Александр Мицкевич, в просторечье — Олесь, рассказывал позднее Адаму, что повивальная бабка, по фамилии Молодецкая, положила новорожденного Адама на книгу и на книге этой ножиком перерезала ему пуповину. Олесь показывал Адаму в отцовской библиотеке эту таинственную книгу. Она была переплетена в черную кожу и называлась «Судебный процесс». Может, так оно и было, а может, иначе — никто ни тогда, ни потом не дознался правды.
— Вот, знаешь, — говаривал таинственно Олесь Адаму, — нас всех принимала Давидкова, еврейка, которая иногда к нам заходит, на кухне сидит, маменька ее любит; и вот эта Давидкова считает себя, подумать только, нашей бабкой; это потому, что она была при нашем рождении, это значит, когда мы рождались — я, Францишек, Юрко и бедняжка Антось. А вот твоей бабкой была Молодецкая. Понял теперь?
Адам делал вид, что понимает, но он нисколько не интересовался этими туманными материями, его нисколько не привлекали все эти домашние сплетни, которые зарождались среди прислуги и в лице Олеся обретали чрезвычайно жадного и заинтригованного слушателя.
И, однако, под отчим кровом из сплетен и простонародных небылиц начала мало-помалу зарождаться легенда. Позднее, когда Адама уже не было в живых, в тех краях рассказывали, что в сочельник, в ночь его рождения, творились небывалые дива, что в ту ночь заговорила скотина, лежавшая на теплых подстилках в занесенных снегом хлевах, и когда одни утверждали, что ведь всегда в каждый сочельник скотина говорит человеческим голосом, другие продолжали упорствовать и уверять, что нет, что для этого необходим исключительный случай, особенная такая оказия, вот, например, как эта, когда являлся на свет величайший в этих краях человек.
Может быть, дети, рожденные в позднейшие годы, были склонны видеть вещи невиданные, внимая этим повестям, рассказываемым с благоговением старшими; может быть, эти дети шли в Новогрудок или в Заосье, шли по засыпанному снегом двору к хлеву, в котором лениво пожевывали сено лежащие на земле животные, и удивлялись, не слыша из их уст человеческой речи; и уж, наверно, пробивающееся сквозь щели стойла сияние восковой свечи казалось этим детям неким сверхъестественным сиянием. Но все эти басни родились или могли родиться уже в гораздо более поздние времена. А сам он, Адам, в определенном периоде своей жизни придавал ему только известное значение, маловажному, вообще-то говоря, факту, а именно тому, что он явился на свет в сочельник и что из двух имен — Адам, Бернард, данных ему при крещении, первое было согласно легенде именем первого на земле человека.

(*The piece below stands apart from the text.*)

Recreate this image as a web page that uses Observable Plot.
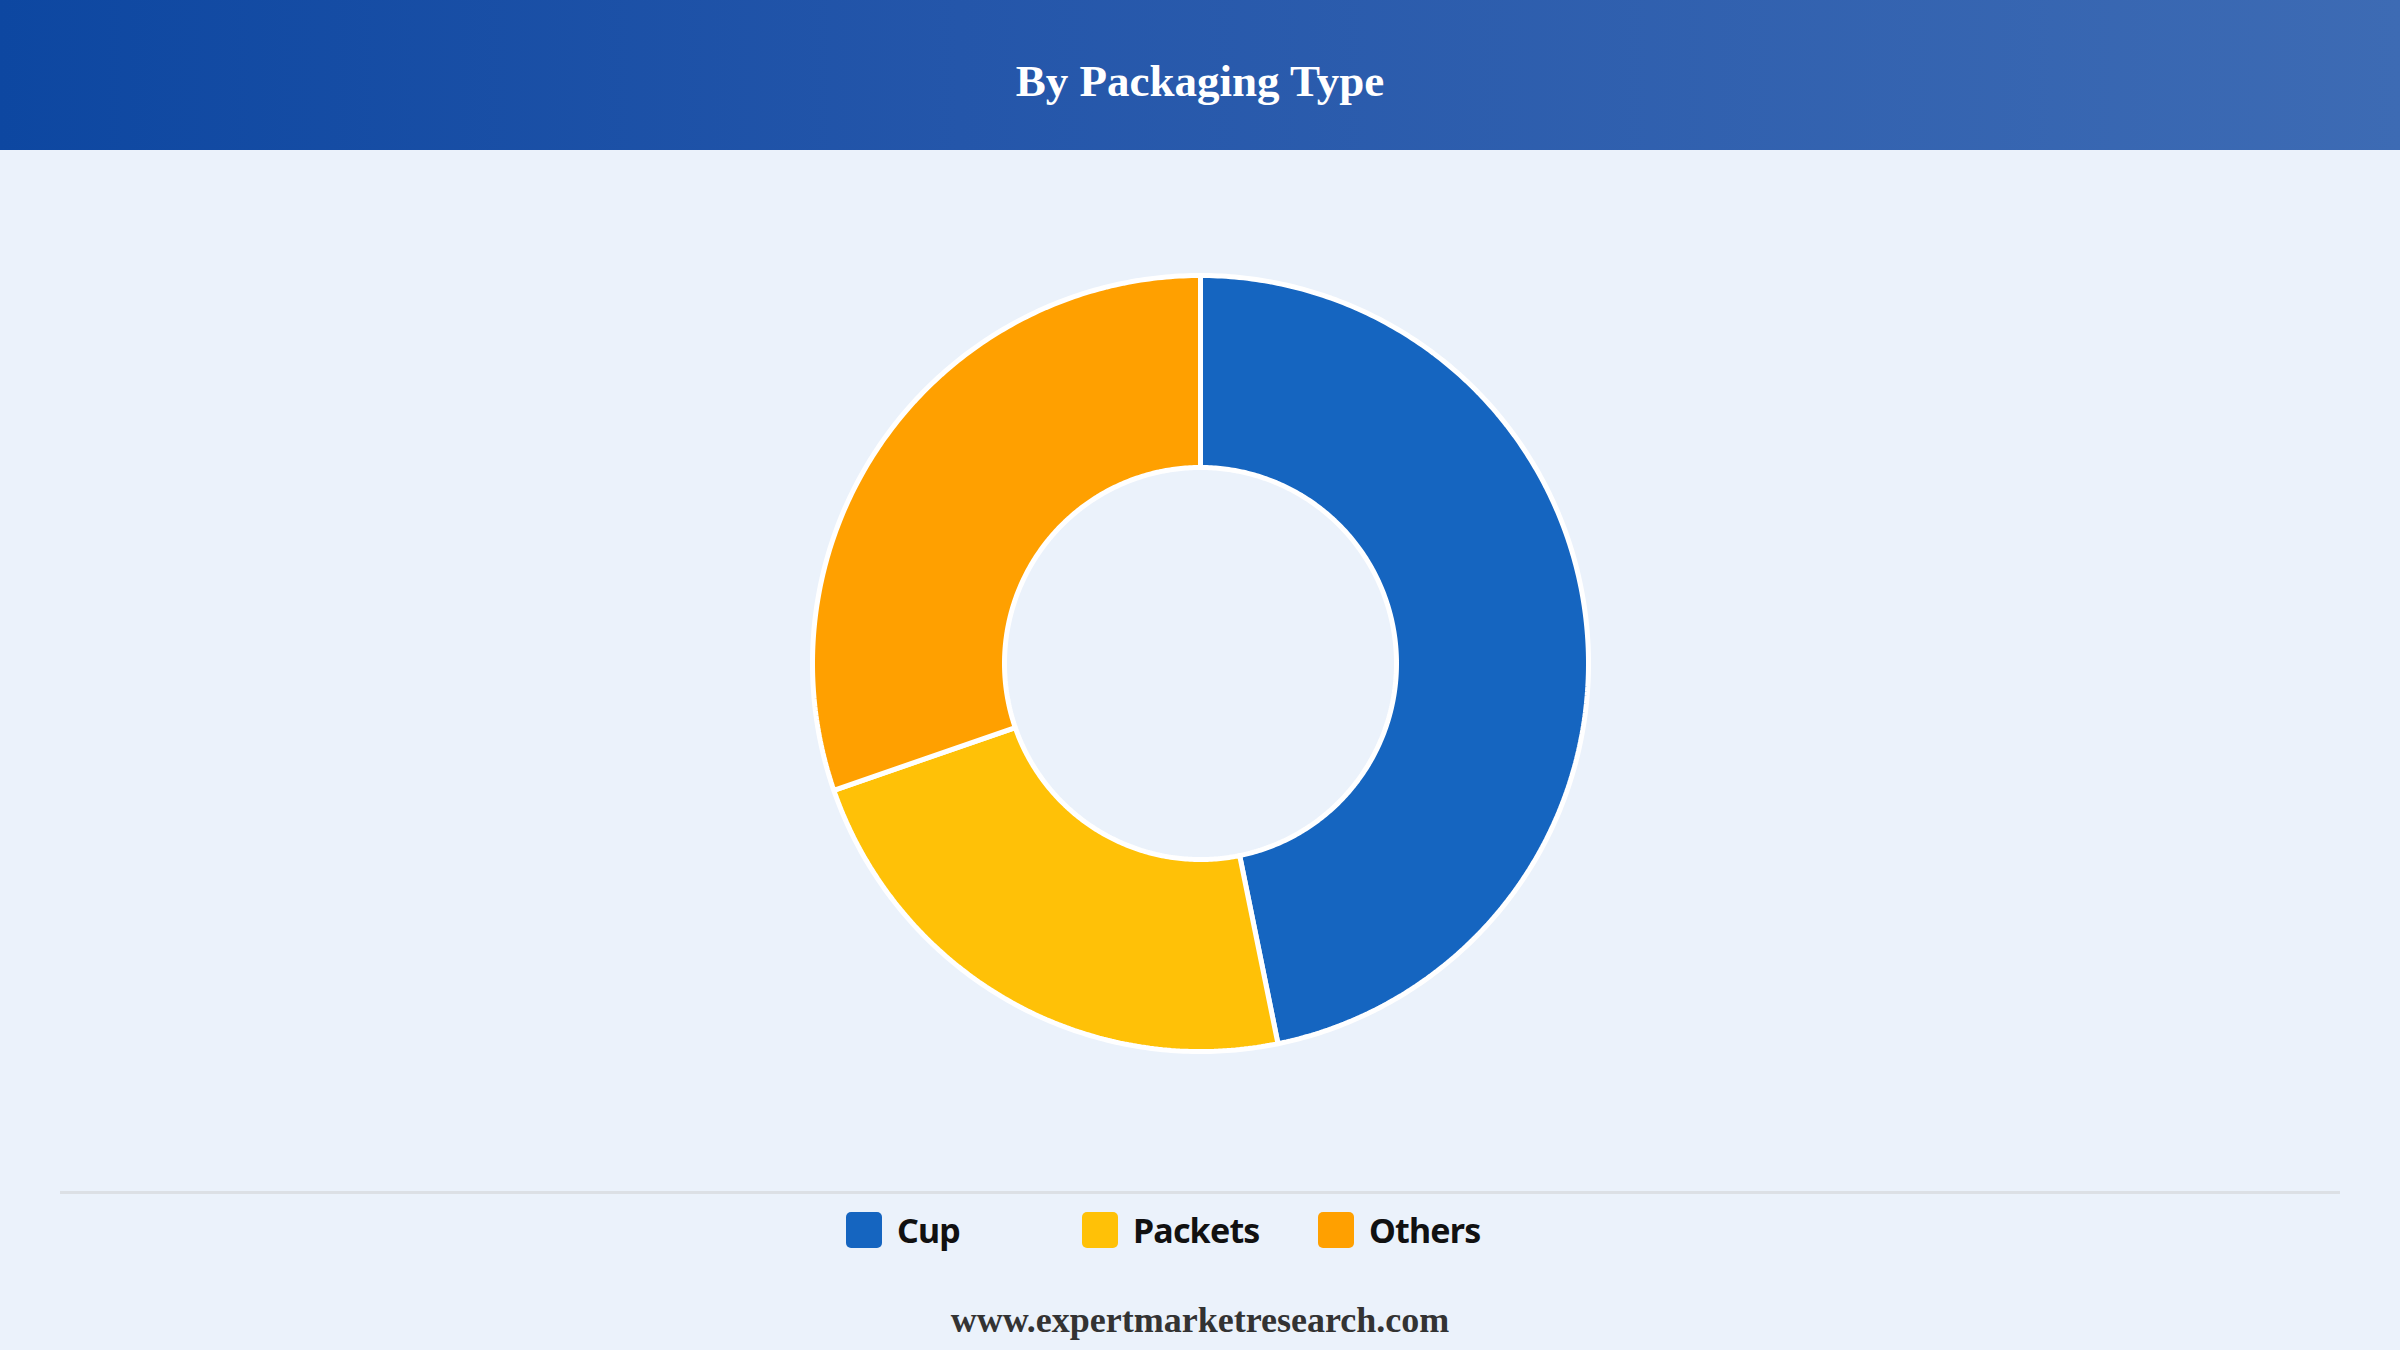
<!DOCTYPE html>
<html>
<head>
<meta charset="utf-8">
<script src="https://cdn.jsdelivr.net/npm/d3@7"></script>
<script src="https://cdn.jsdelivr.net/npm/@observablehq/plot@0.6"></script>
<style>
  html, body { margin: 0; padding: 0; background: #EBF2FB; width: 2400px; height: 1350px; overflow: hidden; }
  #header { height: 150px; background: linear-gradient(90deg, #0D47A1 0%, #2456AA 40%, #3D6BB4 100%); display: flex; align-items: center; justify-content: center; }
  #header h1 { margin: 0; color: #fff; font-family: "Liberation Serif", "Times New Roman", serif; font-weight: bold; font-size: 45px; position: relative; top: 6px; }
  #chart { height: 1026px; }
  #chart svg { display: block; }
  #sep { position: absolute; left: 60px; width: 2280px; top: 1191px; height: 3px; background: #DCE0E5; }
  #legend { position: absolute; top: 1212px; left: 0; width: 2400px; display: flex; justify-content: center; }
  .item { width: 236px; display: flex; align-items: center; height: 36px; }
  .sw { width: 36px; height: 36px; border-radius: 5px; margin-right: 15px; }
  .lab { font-family: "Noto Sans", "Open Sans", sans-serif; font-weight: bold; font-size: 34px; color: #111; line-height: 36px; letter-spacing: -0.8px; }
  #footer { position: absolute; top: 1299px; left: 0; width: 2400px; text-align: center; font-family: "Liberation Serif", "Times New Roman", serif; font-weight: bold; font-size: 36px; color: #333; }
</style>
</head>
<body>
<div id="header"><h1>By Packaging Type</h1></div>
<div id="chart"></div>
<div id="sep"></div>
<div id="legend"></div>
<div id="footer">www.expertmarketresearch.com</div>
<script>
const categories = ["Cup", "Packets", "Others"];
const shares = [46.8, 22.9, 30.3];
const colors = ["#1565C0", "#FFC107", "#FFA000"];

const W = 2400, H = 1026, R = 388, innerRatio = 196 / 388;

const pie = d3.pie().sort(null).value(d => d.value);
const arcs = pie(categories.map((c, i) => ({category: c, value: shares[i]})));

// Build polygon outlines for each slice (in unit-radius coordinates) from pie angles
const pts = [];
for (const a of arcs) {
  const n = Math.max(8, Math.ceil((a.endAngle - a.startAngle) * 90));
  for (let k = 0; k <= n; k++) {
    const t = a.startAngle + (a.endAngle - a.startAngle) * k / n;
    pts.push({category: a.data.category, x: Math.sin(t), y: Math.cos(t)});
  }
  for (let k = n; k >= 0; k--) {
    const t = a.startAngle + (a.endAngle - a.startAngle) * k / n;
    pts.push({category: a.data.category, x: innerRatio * Math.sin(t), y: innerRatio * Math.cos(t)});
  }
}

const plot = Plot.plot({
  width: W,
  height: H,
  margin: 0,
  x: {domain: [-W / 2 / R, W / 2 / R], axis: null},
  y: {domain: [-H / 2 / R, H / 2 / R], axis: null},
  color: {domain: categories, range: colors},
  style: {background: "transparent"},
  marks: [
    Plot.line(pts, {x: "x", y: "y", z: "category", fill: "category", stroke: "white", strokeWidth: 5, curve: "linear-closed", strokeLinejoin: "miter"})
  ]
});
document.getElementById("chart").appendChild(plot);

const legend = document.getElementById("legend");
categories.forEach((c, i) => {
  const item = document.createElement("div");
  item.className = "item";
  item.innerHTML = `<div class="sw" style="background:${colors[i]}"></div><div class="lab">${c}</div>`;
  legend.appendChild(item);
});
</script>
</body>
</html>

В те времена еще никто не видел необычайного нимба над головой Адама. Дети росли, вот только младшенький, Антось, отдал богу душу, а Францишек начал стыдиться своего горба, который только теперь стал заметен, да и увеличивался с каждым годом. Но именно наперекор немилосердной природе этот брат-горбун при каждом удобном и неудобном случае проявлял отчаянную отвагу и энергию. Именно он во время новогрудского пожара спас жизнь отцу. А между тем здоровье Миколая Мицкевича стало все больше и больше сдавать. К его недугу — семейное предание говорит, что у него было кровохарканье, — прибавились заботы, которые, как воронье, кружились над прикованным к постели. Больной, зарабатывающий все меньше и меньше, он вынужден был теперь расплачиваться по старым долгам, еще костюшковских времен, когда он, будучи простым солдатом, производил реквизицию провизии по дворам для пана Якуба Ясинского. А к тому же он задолжал своим друзьям Чечетам немалую сумму. Бывший костюшковский повстанец и заговорщик, у которого не однажды бывали с таинственными поручениями эмиссары из герцогства Варшавского[9], Миколай Мицкевич медленно догорал в возрасте, в котором в более счастливых краях люди только начинают жить полной жизнью. Он не успевал улаживать дела своих клиентов, без него происходили судебные сессии, кондесценции и каденции. И хотя все были готовы к этому с давних пор, кончина Миколая Мицкевича произвела немалое впечатление в Новогрудке, где все его знали, а очень многие уважали и любили.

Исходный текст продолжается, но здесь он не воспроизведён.